Industrie 4.0 refers to the Fourth Industrial Revolution, i.e., the new pre-eminent role of data and information in manufacturing and, less obviously, eliminating anything still on paper (“analog”) such as preprinted forms and setup sheets.

Its promised benefits cannot be fully achieved without establishing much greater control over information about production assets and centralizing that control with lifecycle management. Unless the gains can be analyzed, replicated, and shared, the innovations and competitive advantages that emerge from Smart Factories and Industrie 4.0 initiatives cannot be built upon. They may even be unsustainable.

Taking full advantage of Smart Factory innovations increasingly requires creating and maintaining digital twins of production assets and digital threads production-related data. Until now, most digital twins have represented products—physical things delivered to customers. The development of digital twins / digital threads for assets such as factory equipment and processes needs to be stepped up.

Moreover, these production asset-focused digital twins and digital threads must be enabled with Product Lifecycle Management (PLM). PLM-enabled digital threads and digital twins promise to link the physical and digital worlds of manufacturing to a greater extent than ever before.

Given the incomplete understanding of digital twins and digital threads, broader definitions may be helpful

In the factory, Digital twins are virtual representations of the enterprise's assets, one twin for each physical production process, for example, along with its related production tools, and all that defines and supports them.
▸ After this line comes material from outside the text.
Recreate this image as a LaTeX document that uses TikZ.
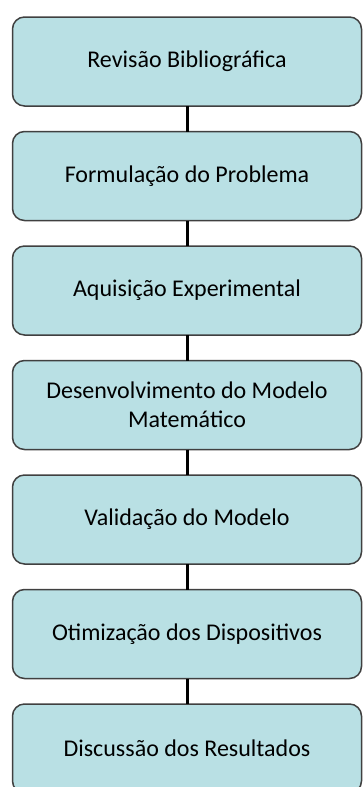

The digital twin represents the asset at a specific point in time—“as-operated”—and on through the end of the asset's lifecycle. Digital twins of assets are holistic, lifelike, and can be animated as simulations.

A digital thread is the communication framework that allows a continuous data flow into and integrated views of an asset's digital twin. Via digital threads, digital twins are connected to the factory's internal data networks for tooling, inspection, certifications, and much else.

The digital thread gathers, secures, tracks, and moves data from where it is created or stored to where it creates value by providing insights to human decision makers, analysts, and programmers. Enabling the digital thread with lifecycle management ensures that data about the configuration of an asset is always clear, concise, and valid.

Digital thread lifecycles are also holistic, tying engineering to the shop floor and manufacturing, i.e., connecting design processes to production processes. Holistic lifecycles begin at conception and extend through the end of the asset’s useful life. The information in these lifecycles is central to all digital transformations.

“Holistic” information includes all of a production operation's many process plans and work instructions, modifications such as re-engineering for regulatory compliance, and tweaks for manufacturing productivity as well as sensor data from factory-floor networks. Holistic also includes data from the Internet of Things (IOT) and the manufacturing world's Industrial Internet of Things (IIOT)

Digital twins and digital threads of the factory’s major pieces of production equipment link requirements to design and production capabilities, along with actual production operations, measurement and quality devices, changes in tooling and routings, etc. The “what was done” is also captured so that the digital twin of each resulting product can show exactly what manufacturing assets and processes were used to produce it.